▸ Set task
Extract the whole listing as it stands. Do not include the pictures.

▸ Source material
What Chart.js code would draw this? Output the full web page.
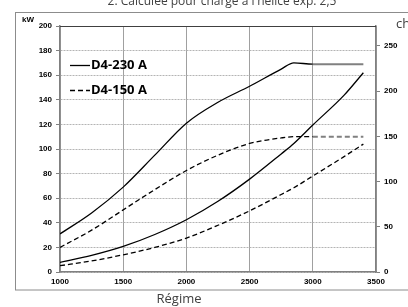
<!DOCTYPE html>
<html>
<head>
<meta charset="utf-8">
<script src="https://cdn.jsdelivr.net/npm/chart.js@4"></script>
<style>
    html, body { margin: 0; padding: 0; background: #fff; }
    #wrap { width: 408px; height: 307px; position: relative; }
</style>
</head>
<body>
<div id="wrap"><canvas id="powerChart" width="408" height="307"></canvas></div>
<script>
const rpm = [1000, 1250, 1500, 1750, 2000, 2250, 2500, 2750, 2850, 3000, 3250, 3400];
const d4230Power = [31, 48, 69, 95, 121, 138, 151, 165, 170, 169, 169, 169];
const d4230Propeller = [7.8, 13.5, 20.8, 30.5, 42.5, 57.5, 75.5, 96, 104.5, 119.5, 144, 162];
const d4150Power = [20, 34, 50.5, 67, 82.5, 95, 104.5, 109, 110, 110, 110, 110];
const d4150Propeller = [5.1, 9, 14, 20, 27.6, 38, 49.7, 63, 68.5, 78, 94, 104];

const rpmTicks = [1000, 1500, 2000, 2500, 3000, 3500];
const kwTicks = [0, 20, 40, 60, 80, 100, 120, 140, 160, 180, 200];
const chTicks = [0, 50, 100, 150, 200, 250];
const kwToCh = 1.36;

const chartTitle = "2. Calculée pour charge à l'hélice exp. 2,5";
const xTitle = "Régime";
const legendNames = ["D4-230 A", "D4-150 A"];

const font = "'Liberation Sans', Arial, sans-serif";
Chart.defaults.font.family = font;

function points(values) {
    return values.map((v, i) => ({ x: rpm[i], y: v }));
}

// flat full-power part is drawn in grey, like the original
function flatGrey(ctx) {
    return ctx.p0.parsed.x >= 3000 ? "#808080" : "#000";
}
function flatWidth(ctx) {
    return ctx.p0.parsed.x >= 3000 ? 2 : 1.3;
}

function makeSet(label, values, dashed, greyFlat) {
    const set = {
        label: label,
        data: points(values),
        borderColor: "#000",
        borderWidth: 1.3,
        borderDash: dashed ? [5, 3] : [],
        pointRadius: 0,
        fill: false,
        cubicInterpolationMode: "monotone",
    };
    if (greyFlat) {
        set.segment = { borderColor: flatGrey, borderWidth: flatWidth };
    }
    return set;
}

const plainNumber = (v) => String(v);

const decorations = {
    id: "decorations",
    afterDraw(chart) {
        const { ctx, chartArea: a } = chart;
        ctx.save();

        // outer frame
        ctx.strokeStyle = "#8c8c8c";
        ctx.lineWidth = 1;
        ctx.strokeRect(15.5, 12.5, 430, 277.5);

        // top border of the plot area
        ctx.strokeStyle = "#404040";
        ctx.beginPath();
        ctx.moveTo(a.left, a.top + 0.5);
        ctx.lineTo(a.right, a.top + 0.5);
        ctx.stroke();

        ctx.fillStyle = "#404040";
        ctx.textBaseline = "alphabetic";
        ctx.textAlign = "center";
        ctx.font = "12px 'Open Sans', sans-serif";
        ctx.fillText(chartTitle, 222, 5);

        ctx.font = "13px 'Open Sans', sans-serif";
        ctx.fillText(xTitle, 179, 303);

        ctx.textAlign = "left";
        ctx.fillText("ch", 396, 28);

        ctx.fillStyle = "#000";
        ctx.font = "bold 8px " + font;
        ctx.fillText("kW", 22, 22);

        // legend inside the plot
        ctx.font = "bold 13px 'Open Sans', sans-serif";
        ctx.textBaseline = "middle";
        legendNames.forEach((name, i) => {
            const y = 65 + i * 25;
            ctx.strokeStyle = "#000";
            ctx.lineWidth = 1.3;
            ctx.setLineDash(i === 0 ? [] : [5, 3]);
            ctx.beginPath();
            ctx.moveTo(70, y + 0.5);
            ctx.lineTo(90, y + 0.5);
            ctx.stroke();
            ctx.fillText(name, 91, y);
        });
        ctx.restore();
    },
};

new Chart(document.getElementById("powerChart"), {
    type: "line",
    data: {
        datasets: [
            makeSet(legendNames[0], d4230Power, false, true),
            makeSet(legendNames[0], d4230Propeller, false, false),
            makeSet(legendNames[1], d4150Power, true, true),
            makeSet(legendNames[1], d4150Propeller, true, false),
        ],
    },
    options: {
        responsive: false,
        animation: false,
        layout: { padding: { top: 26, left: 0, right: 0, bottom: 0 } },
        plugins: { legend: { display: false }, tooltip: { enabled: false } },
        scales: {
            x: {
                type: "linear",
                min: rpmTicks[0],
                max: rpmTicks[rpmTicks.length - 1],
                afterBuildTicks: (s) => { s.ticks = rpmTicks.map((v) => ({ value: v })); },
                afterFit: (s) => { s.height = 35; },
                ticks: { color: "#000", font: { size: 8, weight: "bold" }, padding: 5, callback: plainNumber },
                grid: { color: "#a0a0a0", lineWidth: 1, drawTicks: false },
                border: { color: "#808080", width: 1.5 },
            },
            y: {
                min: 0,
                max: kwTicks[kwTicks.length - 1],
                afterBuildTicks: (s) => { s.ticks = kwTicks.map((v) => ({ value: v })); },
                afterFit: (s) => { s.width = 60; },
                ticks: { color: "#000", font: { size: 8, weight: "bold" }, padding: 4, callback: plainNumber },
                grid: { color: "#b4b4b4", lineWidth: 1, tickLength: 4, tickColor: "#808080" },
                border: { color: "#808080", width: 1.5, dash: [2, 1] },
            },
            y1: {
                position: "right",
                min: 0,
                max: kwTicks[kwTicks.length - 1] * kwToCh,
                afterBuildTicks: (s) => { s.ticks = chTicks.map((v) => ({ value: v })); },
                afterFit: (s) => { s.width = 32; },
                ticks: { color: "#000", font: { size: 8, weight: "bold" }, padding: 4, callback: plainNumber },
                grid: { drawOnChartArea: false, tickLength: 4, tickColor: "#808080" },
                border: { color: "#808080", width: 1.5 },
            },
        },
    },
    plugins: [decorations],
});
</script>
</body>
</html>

▸ Response to this task
What Chart.js code would draw this? Output the full web page.
<!DOCTYPE html>
<html>
<head>
<meta charset="utf-8">
<script src="https://cdn.jsdelivr.net/npm/chart.js@4"></script>
<style>
    html, body { margin: 0; padding: 0; background: #fff; }
    #wrap { width: 408px; height: 307px; position: relative; }
</style>
</head>
<body>
<div id="wrap"><canvas id="powerChart" width="408" height="307"></canvas></div>
<script>
const rpm = [1000, 1250, 1500, 1750, 2000, 2250, 2500, 2750, 2850, 3000, 3250, 3400];
const d4230Power = [31, 48, 69, 95, 121, 138, 151, 165, 170, 169, 169, 169];
const d4230Propeller = [7.8, 13.5, 20.8, 30.5, 42.5, 57.5, 75.5, 96, 104.5, 119.5, 144, 162];
const d4150Power = [20, 34, 50.5, 67, 82.5, 95, 104.5, 109, 110, 110, 110, 110];
const d4150Propeller = [5.1, 9, 14, 20, 27.6, 38, 49.7, 63, 68.5, 78, 94, 104];

const rpmTicks = [1000, 1500, 2000, 2500, 3000, 3500];
const kwTicks = [0, 20, 40, 60, 80, 100, 120, 140, 160, 180, 200];
const chTicks = [0, 50, 100, 150, 200, 250];
const kwToCh = 1.36;

const chartTitle = "2. Calculée pour charge à l'hélice exp. 2,5";
const xTitle = "Régime";
const legendNames = ["D4-230 A", "D4-150 A"];

const font = "'Liberation Sans', Arial, sans-serif";
Chart.defaults.font.family = font;

function points(values) {
    return values.map((v, i) => ({ x: rpm[i], y: v }));
}

// flat full-power part is drawn in grey, like the original
function flatGrey(ctx) {
    return ctx.p0.parsed.x >= 3000 ? "#808080" : "#000";
}
function flatWidth(ctx) {
    return ctx.p0.parsed.x >= 3000 ? 2 : 1.3;
}

function makeSet(label, values, dashed, greyFlat) {
    const set = {
        label: label,
        data: points(values),
        borderColor: "#000",
        borderWidth: 1.3,
        borderDash: dashed ? [5, 3] : [],
        pointRadius: 0,
        fill: false,
        cubicInterpolationMode: "monotone",
    };
    if (greyFlat) {
        set.segment = { borderColor: flatGrey, borderWidth: flatWidth };
    }
    return set;
}

const plainNumber = (v) => String(v);

const decorations = {
    id: "decorations",
    afterDraw(chart) {
        const { ctx, chartArea: a } = chart;
        ctx.save();

        // outer frame
        ctx.strokeStyle = "#8c8c8c";
        ctx.lineWidth = 1;
        ctx.strokeRect(15.5, 12.5, 430, 277.5);

        // top border of the plot area
        ctx.strokeStyle = "#404040";
        ctx.beginPath();
        ctx.moveTo(a.left, a.top + 0.5);
        ctx.lineTo(a.right, a.top + 0.5);
        ctx.stroke();

        ctx.fillStyle = "#404040";
        ctx.textBaseline = "alphabetic";
        ctx.textAlign = "center";
        ctx.font = "12px 'Open Sans', sans-serif";
        ctx.fillText(chartTitle, 222, 5);

        ctx.font = "13px 'Open Sans', sans-serif";
        ctx.fillText(xTitle, 179, 303);

        ctx.textAlign = "left";
        ctx.fillText("ch", 396, 28);

        ctx.fillStyle = "#000";
        ctx.font = "bold 8px " + font;
        ctx.fillText("kW", 22, 22);

        // legend inside the plot
        ctx.font = "bold 13px 'Open Sans', sans-serif";
        ctx.textBaseline = "middle";
        legendNames.forEach((name, i) => {
            const y = 65 + i * 25;
            ctx.strokeStyle = "#000";
            ctx.lineWidth = 1.3;
            ctx.setLineDash(i === 0 ? [] : [5, 3]);
            ctx.beginPath();
            ctx.moveTo(70, y + 0.5);
            ctx.lineTo(90, y + 0.5);
            ctx.stroke();
            ctx.fillText(name, 91, y);
        });
        ctx.restore();
    },
};

new Chart(document.getElementById("powerChart"), {
    type: "line",
    data: {
        datasets: [
            makeSet(legendNames[0], d4230Power, false, true),
            makeSet(legendNames[0], d4230Propeller, false, false),
            makeSet(legendNames[1], d4150Power, true, true),
            makeSet(legendNames[1], d4150Propeller, true, false),
        ],
    },
    options: {
        responsive: false,
        animation: false,
        layout: { padding: { top: 26, left: 0, right: 0, bottom: 0 } },
        plugins: { legend: { display: false }, tooltip: { enabled: false } },
        scales: {
            x: {
                type: "linear",
                min: rpmTicks[0],
                max: rpmTicks[rpmTicks.length - 1],
                afterBuildTicks: (s) => { s.ticks = rpmTicks.map((v) => ({ value: v })); },
                afterFit: (s) => { s.height = 35; },
                ticks: { color: "#000", font: { size: 8, weight: "bold" }, padding: 5, callback: plainNumber },
                grid: { color: "#a0a0a0", lineWidth: 1, drawTicks: false },
                border: { color: "#808080", width: 1.5 },
            },
            y: {
                min: 0,
                max: kwTicks[kwTicks.length - 1],
                afterBuildTicks: (s) => { s.ticks = kwTicks.map((v) => ({ value: v })); },
                afterFit: (s) => { s.width = 60; },
                ticks: { color: "#000", font: { size: 8, weight: "bold" }, padding: 4, callback: plainNumber },
                grid: { color: "#b4b4b4", lineWidth: 1, tickLength: 4, tickColor: "#808080" },
                border: { color: "#808080", width: 1.5, dash: [2, 1] },
            },
            y1: {
                position: "right",
                min: 0,
                max: kwTicks[kwTicks.length - 1] * kwToCh,
                afterBuildTicks: (s) => { s.ticks = chTicks.map((v) => ({ value: v })); },
                afterFit: (s) => { s.width = 32; },
                ticks: { color: "#000", font: { size: 8, weight: "bold" }, padding: 4, callback: plainNumber },
                grid: { drawOnChartArea: false, tickLength: 4, tickColor: "#808080" },
                border: { color: "#808080", width: 1.5 },
            },
        },
    },
    plugins: [decorations],
});
</script>
</body>
</html>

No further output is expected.